Paul Marshall, Lela Gilbert, and Nina Shea have long experience in drawing attention to the widespread and increasing hostility that religious believers face across the globe. Between them, they have now written so many books, given so many talks, and appeared on so many radio and television shows that their newest contribution, Persecuted: The Global Assault on Christians (Thomas Nelson) isn't just an isolated argument. It's a part of a movement.
The book focuses on Christians—and rightly so, they argue, because Christians are, by some estimates, the target of as many as 75 percent of the acts of religious persecution worldwide. But this is not an isolated argument. Nor do the authors make the mistake of imagining Christians are the only victims. In fact, their deliberate appeal to American Christians on behalf of Christians is every bit a strategy for combating persecution in general. Religious freedom is not a zero-sum game.
Part of the problem they are addressing is the persistent myth that Christianity is an essentially Western, or American, thing. But there are more Christians going to worship every week in China than there are in all of Western Europe. Slowly, painstakingly, we are awakening to the realization that Christianity is not, essentially, a Western thing (if it ever really was). If your game is Christianity, the action isn't in America. It's not even in North America.
The average Christian on the planet is likely a Brazilian or Nigerian woman or a Chinese youth. And nowadays, given where most of the world's Christians are, being a Christian, or becoming one, can be a very, very bad choice if peace and security are your goals. In an ironic inversion, the religion of colonialist oppressors is now, by far, the religion of the oppressed. This is why Cardinal Kurt Koch, president of the Vatican's Pontifical Council for Prompting Christian Unity, calls the increasing waves of global persecution against Christians an "ecumenism of the martyrs."

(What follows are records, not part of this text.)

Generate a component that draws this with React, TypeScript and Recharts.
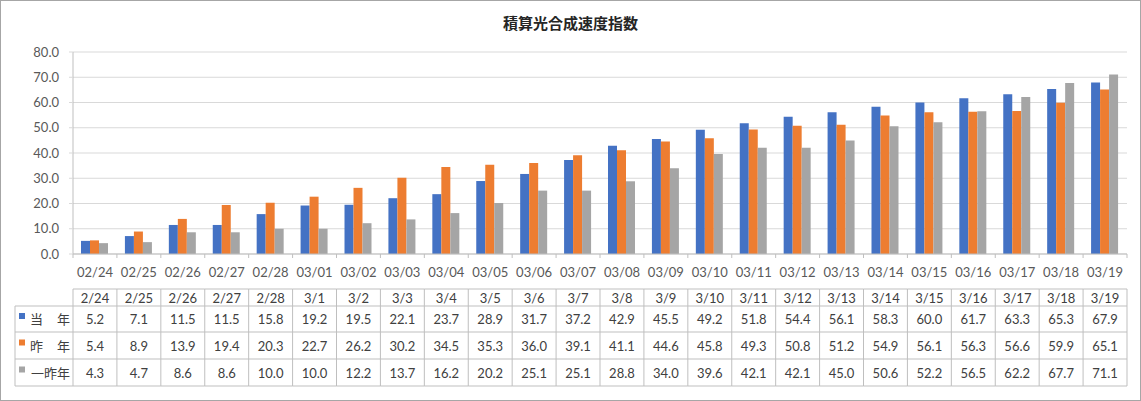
import { BarChart, Bar, XAxis, YAxis, CartesianGrid } from 'recharts'

const axisDates = [
  '02/24', '02/25', '02/26', '02/27', '02/28', '03/01', '03/02', '03/03', '03/04', '03/05', '03/06', '03/07',
  '03/08', '03/09', '03/10', '03/11', '03/12', '03/13', '03/14', '03/15', '03/16', '03/17', '03/18', '03/19',
]
const tableDates = [
  '2/24', '2/25', '2/26', '2/27', '2/28', '3/1', '3/2', '3/3', '3/4', '3/5', '3/6', '3/7',
  '3/8', '3/9', '3/10', '3/11', '3/12', '3/13', '3/14', '3/15', '3/16', '3/17', '3/18', '3/19',
]
const thisYear = [5.2, 7.1, 11.5, 11.5, 15.8, 19.2, 19.5, 22.1, 23.7, 28.9, 31.7, 37.2, 42.9, 45.5, 49.2, 51.8, 54.4, 56.1, 58.3, 60.0, 61.7, 63.3, 65.3, 67.9]
const lastYear = [5.4, 8.9, 13.9, 19.4, 20.3, 22.7, 26.2, 30.2, 34.5, 35.3, 36.0, 39.1, 41.1, 44.6, 45.8, 49.3, 50.8, 51.2, 54.9, 56.1, 56.3, 56.6, 59.9, 65.1]
const twoYearsAgo = [4.3, 4.7, 8.6, 8.6, 10.0, 10.0, 12.2, 13.7, 16.2, 20.2, 25.1, 25.1, 28.8, 34.0, 39.6, 42.1, 42.1, 45.0, 50.6, 52.2, 56.5, 62.2, 67.7, 71.1]
const yTicks = [0, 10, 20, 30, 40, 50, 60, 70, 80]

const series = [
  { key: 'cur', label: ['当', '年'], color: '#4472C4', values: thisYear },
  { key: 'prev', label: ['昨', '年'], color: '#ED7D31', values: lastYear },
  { key: 'prev2', label: ['一昨年'], color: '#A5A5A5', values: twoYearsAgo },
]

const data = axisDates.map((d, i) => ({
  name: d,
  cur: thisYear[i],
  prev: lastYear[i],
  prev2: twoYearsAgo[i],
}))

const W = 1141
const H = 401
const PLOT_LEFT = 73
const PLOT_RIGHT = 1127
const PLOT_TOP = 52
const PLOT_BOTTOM = 254
const BAND = (PLOT_RIGHT - PLOT_LEFT) / axisDates.length
const ROWS = [289, 306, 332, 359, 386]
const TABLE_LEFT = 15
const FONT = "Lato, 'Noto Sans CJK JP', sans-serif"
const TEXT = '#404040'
const LINE = '#BFBFBF'

const TableTick = (props: any) => {
  const { x, payload } = props
  const i = payload.index
  const left = x - BAND / 2
  const right = x + BAND / 2
  const last = i === axisDates.length - 1
  return (
    <g fontFamily={FONT} fontSize={13} fill={TEXT}>
      <line x1={left} x2={left} y1={PLOT_BOTTOM} y2={PLOT_BOTTOM + 4} stroke={LINE} />
      {last && <line x1={right} x2={right} y1={PLOT_BOTTOM} y2={PLOT_BOTTOM + 4} stroke={LINE} />}
      <text x={x} y={272} textAnchor="middle" dominantBaseline="central" fill="#595959">
        {payload.value}
      </text>

      {/* data table column */}
      <line x1={left} x2={left} y1={ROWS[0]} y2={ROWS[4]} stroke={LINE} />
      {last && <line x1={right} x2={right} y1={ROWS[0]} y2={ROWS[4]} stroke={LINE} />}
      {ROWS.map((ry) => (
        <line key={ry} x1={left} x2={right} y1={ry} y2={ry} stroke={LINE} />
      ))}
      <text x={x} y={(ROWS[0] + ROWS[1]) / 2} textAnchor="middle" dominantBaseline="central">
        {tableDates[i]}
      </text>
      {series.map((s, r) => (
        <text key={s.key} x={x} y={(ROWS[r + 1] + ROWS[r + 2]) / 2} textAnchor="middle" dominantBaseline="central">
          {s.values[i].toFixed(1)}
        </text>
      ))}

      {/* legend column, drawn once */}
      {i === 0 && (
        <g>
          <line x1={TABLE_LEFT} x2={TABLE_LEFT} y1={ROWS[1]} y2={ROWS[4]} stroke={LINE} />
          {ROWS.slice(1).map((ry) => (
            <line key={ry} x1={TABLE_LEFT} x2={left} y1={ry} y2={ry} stroke={LINE} />
          ))}
          {series.map((s, r) => {
            const cy = (ROWS[r + 1] + ROWS[r + 2]) / 2
            return (
              <g key={s.key}>
                <rect x={19} y={cy - 6} width={6} height={6} fill={s.color} />
                {s.label.length === 2 ? (
                  <>
                    <text x={30} y={cy} dominantBaseline="central">{s.label[0]}</text>
                    <text x={70} y={cy} textAnchor="end" dominantBaseline="central">{s.label[1]}</text>
                  </>
                ) : (
                  <text x={70} y={cy} textAnchor="end" dominantBaseline="central">{s.label[0]}</text>
                )}
              </g>
            )
          })}
        </g>
      )}
    </g>
  )
}

export default function App() {
  return (
    <div style={{ position: 'relative', width: W, height: H, background: '#fff' }}>
      <style>{'body{margin:0}'}</style>
      <div
        style={{
          position: 'absolute',
          inset: 0,
          border: '1px solid #A6A6A6',
          boxSizing: 'border-box',
          pointerEvents: 'none',
        }}
      />
      <div
        style={{
          position: 'absolute',
          top: 12,
          left: 0,
          width: W,
          textAlign: 'center',
          fontFamily: FONT,
          fontSize: 15,
          fontWeight: 'bold',
          color: '#262626',
        }}
      >
        積算光合成速度指数
      </div>
      <BarChart
        width={W}
        height={H}
        data={data}
        margin={{ top: PLOT_TOP, right: W - PLOT_RIGHT, left: 0, bottom: 0 }}
        barCategoryGap={8}
        barGap={0}
      >
        <CartesianGrid vertical={false} stroke="#D9D9D9" />
        <XAxis
          dataKey="name"
          interval={0}
          height={H - PLOT_BOTTOM}
          tickLine={false}
          axisLine={{ stroke: LINE }}
          tick={<TableTick />}
        />
        <YAxis
          width={PLOT_LEFT}
          domain={[0, 80]}
          ticks={yTicks}
          interval={0}
          tickFormatter={(v: number) => v.toFixed(1)}
          tickSize={4}
          tickMargin={10}
          tickLine={{ stroke: '#D9D9D9' }}
          axisLine={{ stroke: LINE }}
          tick={{ fill: '#595959', fontSize: 13, fontFamily: FONT }}
        />
        {series.map((s) => (
          <Bar key={s.key} dataKey={s.key} fill={s.color} isAnimationActive={false} />
        ))}
      </BarChart>
    </div>
  )
}
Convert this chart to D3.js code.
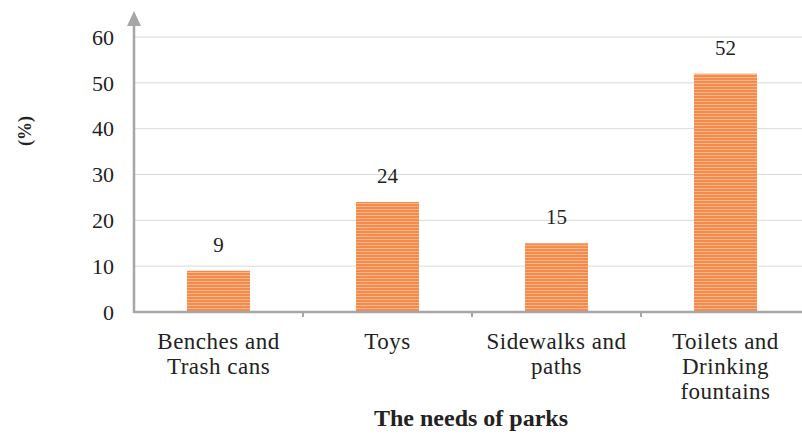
<!DOCTYPE html>
<html><head><meta charset="utf-8">
<script src="https://cdn.jsdelivr.net/npm/d3@7"></script>
<style>body{margin:0;background:#fff}svg{display:block}</style>
</head><body>
<script>
const categories = [["Benches and","Trash cans"],["Toys"],["Sidewalks and","paths"],["Toilets and","Drinking","fountains"]];
const values = [9, 24, 15, 52];
const yTicks = [0,10,20,30,40,50,60];
const xTitle = "The needs of parks";
const yTitle = "(%)";

const W = 802, H = 435;
const FONT = '"Liberation Serif","Times New Roman",serif';
const svg = d3.select("body").append("svg").attr("width", W).attr("height", H);
const defs = svg.append("defs");
const pat = defs.append("pattern").attr("id","stripe").attr("patternUnits","userSpaceOnUse")
  .attr("width",8).attr("height",3);
pat.append("rect").attr("width",8).attr("height",3).attr("fill","#F58A4B");
pat.append("rect").attr("y",2).attr("width",8).attr("height",1).attr("fill","#FAB98C");

const x0 = 134, xEnd = 810, y0 = 312, yTop = 37;
const x = d3.scaleBand().domain(d3.range(values.length)).range([x0, xEnd]).padding(0);
const y = d3.scaleLinear().domain([0,60]).range([y0, yTop]);

// gridlines
svg.append("g").selectAll("line").data(yTicks.filter(d=>d>0)).join("line")
  .attr("x1", x0).attr("x2", W).attr("y1", d=>y(d)).attr("y2", d=>y(d))
  .attr("stroke","#d9d9d9").attr("stroke-width",1);

// y tick labels
svg.append("g").selectAll("text").data(yTicks).join("text")
  .attr("x", 114).attr("y", d=>y(d)).attr("dy","0.35em").attr("text-anchor","end")
  .style("font-family",FONT).style("font-size","22px").attr("fill","#222").text(d=>d);

// bars
const bw = 63;
svg.append("g").selectAll("rect").data(values).join("rect")
  .attr("x",(d,i)=>x(i)+x.bandwidth()/2-bw/2).attr("width",bw)
  .attr("y",d=>y(d)).attr("height",d=>y0-y(d)).attr("fill","url(#stripe)");

// value labels
svg.append("g").selectAll("text").data(values).join("text")
  .attr("x",(d,i)=>x(i)+x.bandwidth()/2).attr("y",d=>y(d)-19)
  .attr("text-anchor","middle").style("font-family",FONT).style("font-size","21px").attr("fill","#222").text(d=>d);

// x axis line and ticks
svg.append("line").attr("x1",x0).attr("x2",W).attr("y1",y0).attr("y2",y0)
  .attr("stroke","#a6a6a6").attr("stroke-width",2.5);
svg.append("g").selectAll("line").data(d3.range(1,values.length)).join("line")
  .attr("x1",d=>x(d)).attr("x2",d=>x(d)).attr("y1",y0).attr("y2",y0+5)
  .attr("stroke","#a6a6a6").attr("stroke-width",2);

// y axis with arrow
svg.append("line").attr("x1",x0).attr("x2",x0).attr("y1",y0+1).attr("y2",20)
  .attr("stroke","#a6a6a6").attr("stroke-width",2.5);
svg.append("path").attr("d",`M${x0-7},${26} L${x0},${11} L${x0+7},${26} Z`).attr("fill","#a6a6a6");

// category labels
const cg = svg.append("g").selectAll("text").data(categories).join("text")
  .attr("text-anchor","middle").style("font-family",FONT).style("font-size","23px")
  .style("letter-spacing","0.5px").attr("fill","#222");
cg.each(function(lines,i){
  d3.select(this).selectAll("tspan").data(lines).join("tspan")
    .attr("x", x(i)+x.bandwidth()/2).attr("y",(d,j)=>349+j*25).text(d=>d);
});

// titles
svg.append("text").attr("x",471).attr("y",426).attr("text-anchor","middle")
  .style("font-family",FONT).style("font-size","24px").style("font-weight","bold").attr("fill","#222").text(xTitle);
svg.append("text").attr("transform","translate(31,131) rotate(-90)").attr("text-anchor","middle")
  .style("font-family",FONT).style("font-size","18px").style("font-weight","bold").attr("fill","#222").text(yTitle);
</script>
</body></html>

A Taxonomy of Terrible Crimes
The book is arranged by region, but also by what the authors describe as the three biggest causes of Christian persecution in the world today. First is the total political control exhibited by Communist and post-Communist regimes. During the glory days of these regimes, religious belief of all kinds was often systematically eradicated, and millions were killed. Today, detentions and killings still take place, but the regimes also avail themselves of newly realized technological powers of registration, supervision, surveillance, and control.
Second, there is the desire by some to preserve Hindu and Buddhist privilege, in evidence in South Asia. One must be cautious, when addressing large, global, and extremely diverse movements like Hinduism and Buddhism, not to over-generalize. But one must also be serious about acknowledging the existence of extreme Hindu and Buddhist movements that equate the boundaries of their religion with a national identity, and foment terrible religious violence.